Runbook — HikariCP Connection Pool Saturation

Alerts: PulseHikariCpExhausted, PulseHikariCpConnectionAcquireSlow, PulseHikariCpConnectionTimeoutsRising Severity: page (exhausted, timeouts) / ticket (acquire-slow)

TL;DR

The HikariCP connection pool is the choke point. Either (a) every connection is checked out right now and threads are serializing on getConnection(), or (b) connections are timing out before the pool can hand one out. Both translate to user-visible failures within seconds.

Triage in this order:

  1. Is a slow downstream dependency holding connections open? (most common)
  2. Is there a connection leak in application code?
  3. Is the pool simply undersized for current traffic?

What Pulse already did for you

  • Charts active vs max utilization, pending acquires, p50/p95/p99 acquire latency, and acquire timeouts in the Pulse → Saturation — HikariCP dashboard row.
  • Shipped three Prometheus alerts (page on exhaustion / timeouts, ticket on slow acquires).
  • Tagged every panel by pool so multi-pool services (read-replica + primary) are separable.

Pulse does not add a new metric here — Spring Boot already publishes hikaricp.connections.* via Micrometer when HikariCP is on the classpath. Pulse's value is the pre-built dashboard, alerts, and this runbook.

Diagnose

# Active vs max right now (per pool)
curl -s http://<host>/actuator/metrics/hikaricp.connections.active | jq
curl -s http://<host>/actuator/metrics/hikaricp.connections.max    | jq
curl -s http://<host>/actuator/metrics/hikaricp.connections.pending | jq

Pull a thread dump and look for threads parked in HikariPool.getConnection. The number parked there equals hikaricp_connections_pending — those are your queued requests.

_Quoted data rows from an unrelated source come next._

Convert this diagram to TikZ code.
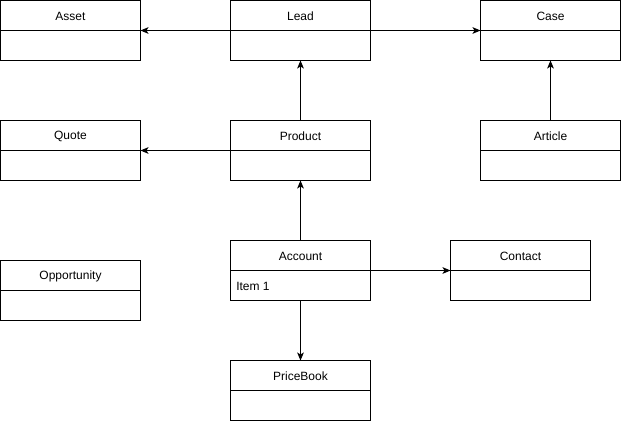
\documentclass[tikz,border=0pt]{standalone}
\usepackage{fontspec}
\setmainfont{Liberation Sans}
\usetikzlibrary{arrows.meta}
\begin{document}
\begin{tikzpicture}[x=0.75pt,y=-0.75pt,
  box/.style={draw,line width=0.75pt,minimum width=105pt,minimum height=45pt,inner sep=0pt,outer sep=0pt},
  ttl/.style={font=\fontsize{9pt}{10pt}\selectfont,inner sep=0pt},
  conn/.style={line width=0.75pt,-{Stealth[length=6pt,width=5pt,inset=1.5pt]}}]
\useasboundingbox (0,0) rectangle (621,421);
\newcommand{\umlbox}[4]{%
  \node[box] (#1) at (#2,#3) {};
  \draw[line width=0.75pt] (#1.west) -- (#1.east);
  \node[ttl] (#1-t) at ([yshift=10.6pt]#1.center) {#4};
}
\umlbox{asset}{70.5}{30.5}{Asset}
\umlbox{lead}{300.5}{30.5}{Lead}
\umlbox{case}{550.5}{30.5}{Case}
\umlbox{quote}{70.5}{150.5}{Quote}
\umlbox{product}{300.5}{150.5}{Product}
\umlbox{article}{550.5}{150.5}{Article}
\umlbox{opp}{70.5}{290.5}{Opportunity}
\umlbox{account}{300.5}{270.5}{Account}
\umlbox{contact}{520.5}{270.5}{Contact}
\umlbox{pricebook}{300.5}{390.5}{PriceBook}
\node[ttl,anchor=west] (item) at (236,286.5) {Item 1};
\draw[conn] (lead.west) -- (asset.east);
\draw[conn] (lead.east) -- (case.west);
\draw[conn] (product.north) -- (lead.south);
\draw[conn] (product.west) -- (quote.east);
\draw[conn] (article.north) -- (case.south);
\draw[conn] (account.north) -- (product.south);
\draw[conn] (account.east) -- (contact.west);
\draw[conn] (account.south) -- (pricebook.north);
\end{tikzpicture}
\end{document}
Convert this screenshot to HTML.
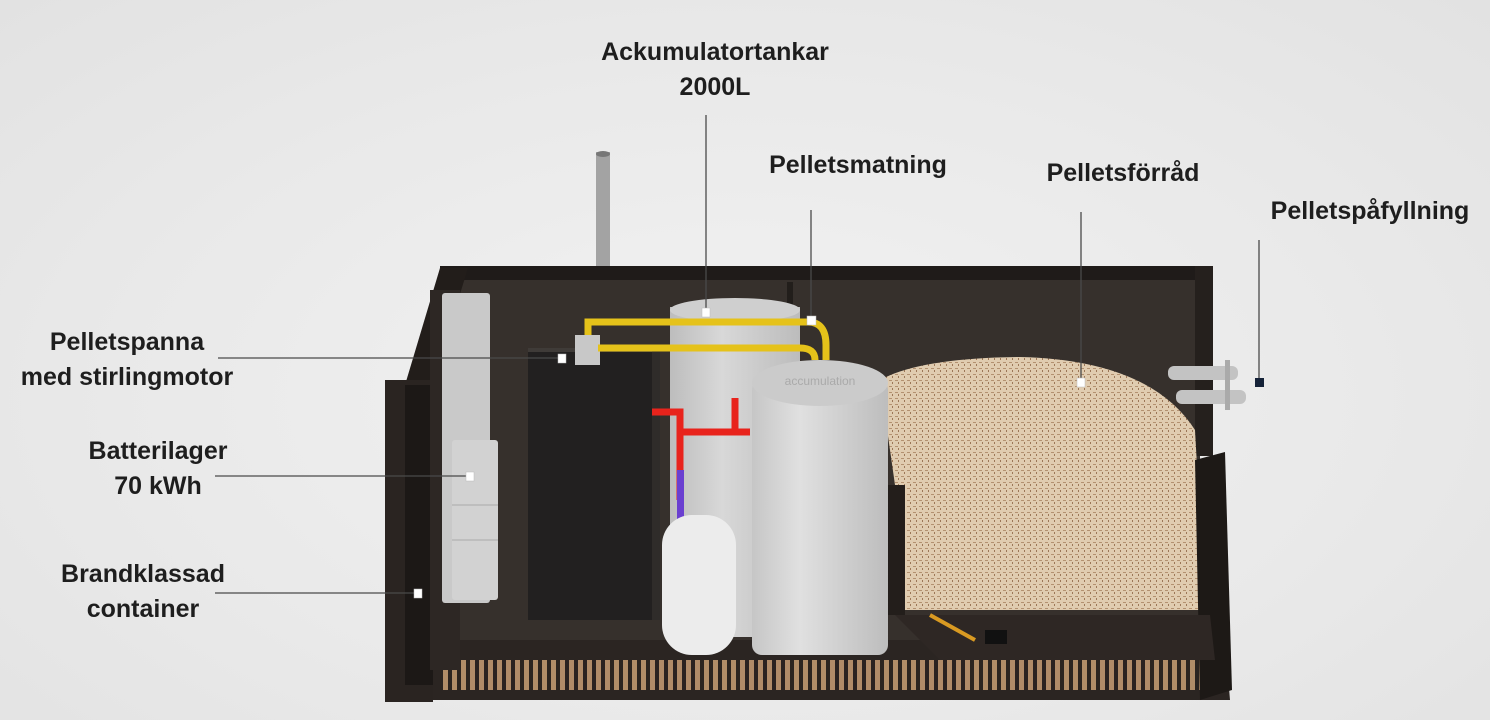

jstack $(pgrep -f your-app) | grep -A2 "HikariPool.getConnection"

Fix patterns

You see Likely cause Fix
Active = max, pending > 0, downstream DB latency rising A query (or DB) is slow Find the slow query — JdbcTemplate traces, DB slow log
Active = max, downstream is fine Connection leak — code paths returning early without close Audit try-with-resources, transaction boundaries
Active < max but pending > 0 Pool sized correctly but connections trickling back Investigate connectionTimeout, network between app and DB
Acquire p95 spiked, no leak, no slow query Traffic exceeded provisioned capacity Bump spring.datasource.hikari.maximum-pool-size
Timeouts rising Acquire is exceeding connectionTimeout (default 30s) All of the above, immediately

Capacity rule of thumb

A reasonable starting point is pool_size = (cpu_cores * 2) + effective_spindle_count (see HikariCP's pool-sizing wiki). For a 4-core service against an SSD-backed DB, that's ~10. Raising past 20–30 rarely helps unless the DB itself is the issue.

Long-term

  • Trace every JDBC call. Pulse's standard histograms cover jdbc.query; aggregate by query name to spot the slow one.
  • If your service makes outbound HTTP calls inside a DB transaction, that's an anti-pattern — the connection is held for the duration of the HTTP round-trip.
  • Set a sensible idleTimeout and maxLifetime so connections recycle and the pool can detect dead connections quickly.